§ **Requirements**
Will you repeat only the lines from the one with "Write a Python" through the one with "from matplotlib.ticker import MultipleLocator", both included, leaving every picture out?

§ **Given records**
++++++++++
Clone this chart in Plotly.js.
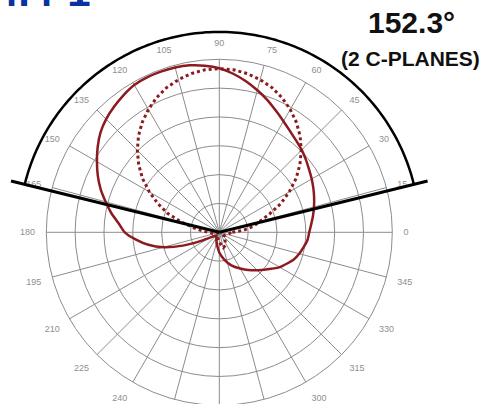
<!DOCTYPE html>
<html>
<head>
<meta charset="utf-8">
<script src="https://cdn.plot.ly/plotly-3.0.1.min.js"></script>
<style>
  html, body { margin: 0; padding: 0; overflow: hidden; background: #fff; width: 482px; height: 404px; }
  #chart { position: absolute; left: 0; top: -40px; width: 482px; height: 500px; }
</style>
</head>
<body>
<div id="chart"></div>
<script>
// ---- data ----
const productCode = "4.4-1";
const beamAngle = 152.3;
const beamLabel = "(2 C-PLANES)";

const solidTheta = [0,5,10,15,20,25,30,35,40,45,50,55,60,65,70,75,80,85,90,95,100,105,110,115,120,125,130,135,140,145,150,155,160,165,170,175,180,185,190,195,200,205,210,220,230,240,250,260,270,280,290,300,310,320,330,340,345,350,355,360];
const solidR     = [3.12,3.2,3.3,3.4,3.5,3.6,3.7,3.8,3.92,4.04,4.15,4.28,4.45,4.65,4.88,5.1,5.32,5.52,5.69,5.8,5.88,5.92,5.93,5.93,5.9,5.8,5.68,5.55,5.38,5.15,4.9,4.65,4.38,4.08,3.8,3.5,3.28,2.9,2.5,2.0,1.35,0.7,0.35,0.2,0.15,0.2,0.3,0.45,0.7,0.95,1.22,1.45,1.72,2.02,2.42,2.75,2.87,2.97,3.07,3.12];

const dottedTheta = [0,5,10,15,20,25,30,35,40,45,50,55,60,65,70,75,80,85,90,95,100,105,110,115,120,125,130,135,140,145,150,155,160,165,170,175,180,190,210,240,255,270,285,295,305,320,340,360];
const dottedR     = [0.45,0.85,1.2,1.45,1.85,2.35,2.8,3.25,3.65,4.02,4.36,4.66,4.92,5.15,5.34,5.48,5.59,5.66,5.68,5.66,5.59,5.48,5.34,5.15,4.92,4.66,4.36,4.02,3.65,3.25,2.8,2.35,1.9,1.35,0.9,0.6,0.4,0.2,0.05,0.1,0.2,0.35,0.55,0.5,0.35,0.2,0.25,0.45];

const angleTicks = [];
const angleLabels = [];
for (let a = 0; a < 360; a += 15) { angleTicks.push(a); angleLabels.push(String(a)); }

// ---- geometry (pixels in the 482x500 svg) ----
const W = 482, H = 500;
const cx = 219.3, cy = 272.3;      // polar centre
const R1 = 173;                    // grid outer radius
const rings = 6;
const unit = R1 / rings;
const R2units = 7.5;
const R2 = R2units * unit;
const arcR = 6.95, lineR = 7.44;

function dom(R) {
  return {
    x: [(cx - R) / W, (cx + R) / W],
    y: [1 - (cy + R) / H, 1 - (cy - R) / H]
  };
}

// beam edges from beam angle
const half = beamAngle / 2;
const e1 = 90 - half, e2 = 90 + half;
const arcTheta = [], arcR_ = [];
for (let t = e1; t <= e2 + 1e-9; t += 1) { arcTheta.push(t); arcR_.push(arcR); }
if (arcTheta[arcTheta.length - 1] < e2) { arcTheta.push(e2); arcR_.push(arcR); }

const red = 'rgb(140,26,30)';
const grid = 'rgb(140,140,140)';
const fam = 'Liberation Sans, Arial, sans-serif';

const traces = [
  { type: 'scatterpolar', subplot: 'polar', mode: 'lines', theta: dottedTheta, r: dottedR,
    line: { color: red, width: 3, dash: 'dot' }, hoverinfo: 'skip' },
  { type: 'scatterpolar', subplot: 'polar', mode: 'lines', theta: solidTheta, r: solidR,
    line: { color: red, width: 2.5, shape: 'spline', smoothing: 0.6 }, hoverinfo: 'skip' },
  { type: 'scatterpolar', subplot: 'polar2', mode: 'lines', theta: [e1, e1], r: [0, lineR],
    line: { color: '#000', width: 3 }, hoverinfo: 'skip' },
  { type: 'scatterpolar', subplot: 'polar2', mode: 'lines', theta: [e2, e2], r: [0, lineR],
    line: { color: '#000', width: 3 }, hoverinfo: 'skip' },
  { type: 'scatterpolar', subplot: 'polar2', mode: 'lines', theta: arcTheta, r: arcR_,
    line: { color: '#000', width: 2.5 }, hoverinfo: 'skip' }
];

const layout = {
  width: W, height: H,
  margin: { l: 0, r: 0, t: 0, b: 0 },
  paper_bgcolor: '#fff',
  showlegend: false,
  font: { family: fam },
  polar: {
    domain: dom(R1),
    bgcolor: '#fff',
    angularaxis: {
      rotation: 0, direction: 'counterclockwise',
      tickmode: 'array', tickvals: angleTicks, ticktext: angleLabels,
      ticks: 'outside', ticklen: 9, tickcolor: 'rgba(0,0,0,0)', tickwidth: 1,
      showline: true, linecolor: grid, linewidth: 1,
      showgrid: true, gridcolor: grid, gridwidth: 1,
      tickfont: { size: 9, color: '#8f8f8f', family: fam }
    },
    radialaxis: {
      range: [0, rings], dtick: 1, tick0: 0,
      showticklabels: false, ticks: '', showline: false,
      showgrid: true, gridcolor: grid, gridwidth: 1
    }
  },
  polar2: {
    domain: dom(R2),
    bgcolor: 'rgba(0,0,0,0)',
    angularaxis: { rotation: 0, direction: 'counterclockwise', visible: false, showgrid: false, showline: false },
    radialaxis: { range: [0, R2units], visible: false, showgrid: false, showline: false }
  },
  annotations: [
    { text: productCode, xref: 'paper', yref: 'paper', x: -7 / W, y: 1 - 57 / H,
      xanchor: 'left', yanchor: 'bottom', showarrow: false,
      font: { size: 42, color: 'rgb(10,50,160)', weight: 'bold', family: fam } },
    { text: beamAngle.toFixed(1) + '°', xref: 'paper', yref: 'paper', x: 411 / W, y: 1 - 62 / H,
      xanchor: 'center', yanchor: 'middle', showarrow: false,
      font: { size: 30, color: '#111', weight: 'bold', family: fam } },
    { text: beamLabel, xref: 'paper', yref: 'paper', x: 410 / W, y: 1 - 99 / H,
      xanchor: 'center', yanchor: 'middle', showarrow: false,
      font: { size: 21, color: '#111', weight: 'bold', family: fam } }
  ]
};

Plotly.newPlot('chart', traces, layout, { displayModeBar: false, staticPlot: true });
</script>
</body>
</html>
++++++++++
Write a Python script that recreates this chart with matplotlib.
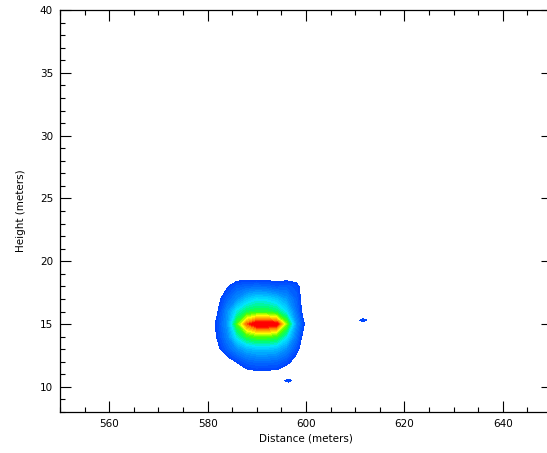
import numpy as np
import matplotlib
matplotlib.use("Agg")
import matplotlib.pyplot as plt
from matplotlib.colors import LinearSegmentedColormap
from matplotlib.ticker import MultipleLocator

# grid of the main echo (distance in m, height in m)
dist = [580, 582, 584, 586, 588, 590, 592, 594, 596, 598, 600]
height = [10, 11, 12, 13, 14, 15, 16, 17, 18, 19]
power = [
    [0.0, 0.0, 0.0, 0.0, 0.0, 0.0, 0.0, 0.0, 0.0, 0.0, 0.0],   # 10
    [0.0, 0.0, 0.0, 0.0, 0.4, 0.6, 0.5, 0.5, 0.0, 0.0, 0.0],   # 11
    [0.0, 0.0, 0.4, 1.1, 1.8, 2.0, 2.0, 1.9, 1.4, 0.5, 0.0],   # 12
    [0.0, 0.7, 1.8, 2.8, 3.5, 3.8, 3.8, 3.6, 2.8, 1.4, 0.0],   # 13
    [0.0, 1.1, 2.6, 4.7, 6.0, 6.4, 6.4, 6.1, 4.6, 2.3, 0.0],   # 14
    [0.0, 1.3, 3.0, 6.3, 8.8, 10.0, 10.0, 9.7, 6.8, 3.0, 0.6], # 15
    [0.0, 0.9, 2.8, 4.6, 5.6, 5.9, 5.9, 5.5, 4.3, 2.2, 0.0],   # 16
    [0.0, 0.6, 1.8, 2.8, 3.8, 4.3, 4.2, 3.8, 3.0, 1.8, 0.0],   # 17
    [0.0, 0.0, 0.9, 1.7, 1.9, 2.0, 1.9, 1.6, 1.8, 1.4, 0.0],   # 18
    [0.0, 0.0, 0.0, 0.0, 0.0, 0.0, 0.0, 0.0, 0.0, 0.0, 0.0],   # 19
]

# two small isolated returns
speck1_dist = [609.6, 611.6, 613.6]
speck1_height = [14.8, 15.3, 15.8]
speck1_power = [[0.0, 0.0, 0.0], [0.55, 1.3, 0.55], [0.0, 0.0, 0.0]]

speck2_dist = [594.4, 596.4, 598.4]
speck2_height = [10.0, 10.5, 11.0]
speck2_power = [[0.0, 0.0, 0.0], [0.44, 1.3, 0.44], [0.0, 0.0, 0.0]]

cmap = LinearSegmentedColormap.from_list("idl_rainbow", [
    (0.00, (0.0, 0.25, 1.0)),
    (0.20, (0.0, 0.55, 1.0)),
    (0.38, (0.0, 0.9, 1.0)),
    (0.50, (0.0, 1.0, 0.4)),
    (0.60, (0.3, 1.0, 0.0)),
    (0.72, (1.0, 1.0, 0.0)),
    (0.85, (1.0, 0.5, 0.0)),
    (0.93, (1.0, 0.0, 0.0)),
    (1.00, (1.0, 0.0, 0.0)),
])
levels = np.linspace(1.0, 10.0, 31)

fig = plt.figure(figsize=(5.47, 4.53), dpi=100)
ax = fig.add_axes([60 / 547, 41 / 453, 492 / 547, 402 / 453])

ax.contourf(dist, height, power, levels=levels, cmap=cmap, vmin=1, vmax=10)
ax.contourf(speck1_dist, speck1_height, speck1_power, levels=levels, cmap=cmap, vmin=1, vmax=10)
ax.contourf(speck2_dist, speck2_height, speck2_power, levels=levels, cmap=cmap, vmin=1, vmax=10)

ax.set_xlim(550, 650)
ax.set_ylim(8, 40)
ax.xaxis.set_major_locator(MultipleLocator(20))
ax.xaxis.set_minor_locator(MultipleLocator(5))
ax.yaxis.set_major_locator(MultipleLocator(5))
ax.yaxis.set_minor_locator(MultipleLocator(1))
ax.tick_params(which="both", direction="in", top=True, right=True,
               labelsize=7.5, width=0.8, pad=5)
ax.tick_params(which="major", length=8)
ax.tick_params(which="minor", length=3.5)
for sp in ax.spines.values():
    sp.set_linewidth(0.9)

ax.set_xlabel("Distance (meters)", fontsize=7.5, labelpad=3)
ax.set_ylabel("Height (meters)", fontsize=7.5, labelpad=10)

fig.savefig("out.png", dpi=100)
++++++++++
§ **Correct result**
Write a Python script that recreates this chart with matplotlib.
import numpy as np
import matplotlib
matplotlib.use("Agg")
import matplotlib.pyplot as plt
from matplotlib.colors import LinearSegmentedColormap
from matplotlib.ticker import MultipleLocator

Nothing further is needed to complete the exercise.